29.2.3 Data Collection and Normalization

We aggregate data from multiple sources: event data providers for on-ball metrics, tracking data for off-ball movement, and financial databases for market values.

import pandas as pd
import numpy as np
from sklearn.preprocessing import MinMaxScaler

def build_scouting_database(
    events_path: str,
    tracking_path: str,
    market_path: str,
    min_minutes: int = 1500
) -> pd.DataFrame:
    """Merge multiple data sources into a unified scouting database.

    Args:
        events_path: Path to event-level aggregated stats.
        tracking_path: Path to tracking-derived metrics.
        market_path: Path to market value and contract data.
        min_minutes: Minimum minutes played for inclusion.

    Returns:
        Merged DataFrame with per-90 metrics and market info.
    """
    events = pd.read_csv(events_path)
    tracking = pd.read_csv(tracking_path)
    market = pd.read_csv(market_path)

    # Filter by playing time
    events = events[events['minutes_played'] >= min_minutes].copy()

    # Merge on player ID
    df = events.merge(tracking, on='player_id', how='inner')
    df = df.merge(market, on='player_id', how='inner')

    return df

Per-90 Normalization:

$$ \text{metric}_{p90} = \frac{\text{metric}_{\text{total}}}{\text{minutes played}} \times 90 $$

Scouting Callout: Per-90 normalization is essential for fair comparison across leagues with different schedules, but be wary of players with marginal playing time. A minimum threshold of 1,500 minutes (roughly 17 full matches) is standard practice to ensure statistical stability.

League-Level Adjustments:

Raw per-90 metrics are not directly comparable across leagues.

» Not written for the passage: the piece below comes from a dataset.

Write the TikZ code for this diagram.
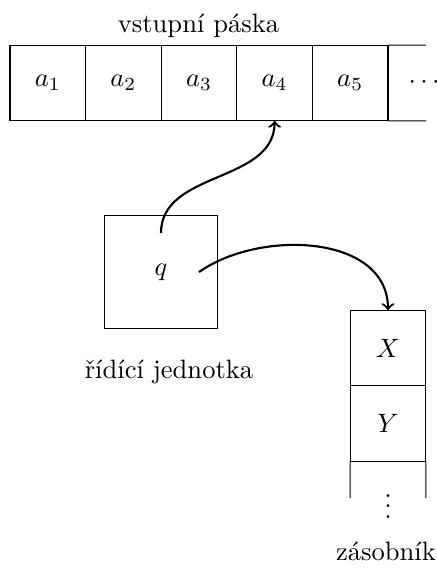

A striker scoring 0.45 npxG/90 in the Dutch Eredivisie is not equivalent to the same figure in the Premier League. We apply league adjustment factors based on historical transfer performance data:

def apply_league_adjustments(
    df: pd.DataFrame,
    adjustment_factors: dict,
    metrics_to_adjust: list[str]
) -> pd.DataFrame:
    """Adjust per-90 metrics for league strength differences.

    Args:
        df: Scouting database with per-90 metrics.
        adjustment_factors: Dict mapping league names to
            multiplicative adjustment factors.
        metrics_to_adjust: List of metric columns to adjust.

    Returns:
        DataFrame with league-adjusted metrics.
    """
    df = df.copy()
    for metric in metrics_to_adjust:
        adjusted_col = f'{metric}_adj'
        df[adjusted_col] = df.apply(
            lambda row: row[metric] * adjustment_factors.get(
                row['league'], 1.0
            ),
            axis=1
        )
    return df

# Example adjustment factors (illustrative)
LEAGUE_ADJUSTMENTS = {
    'Premier League': 1.00,
    'La Liga': 0.97,
    'Bundesliga': 0.95,
    'Serie A': 0.96,
    'Ligue 1': 0.92,
    'Eredivisie': 0.82,
    'Primeira Liga': 0.85,
    'Belgian Pro League': 0.80,
    'Championship': 0.78,
    'Austrian Bundesliga': 0.75,
}

Common Mistake --- League Adjustments: League adjustment factors are inherently uncertain and should be treated as rough guidelines, not precise conversion rates. A player's individual profile matters more than the league average. A technically elite player in a weaker league may translate better than the adjustment factor suggests, while a physically dominant player in the same league may struggle in a more technical environment. Use adjustments to flag candidates for closer inspection, not to make final decisions.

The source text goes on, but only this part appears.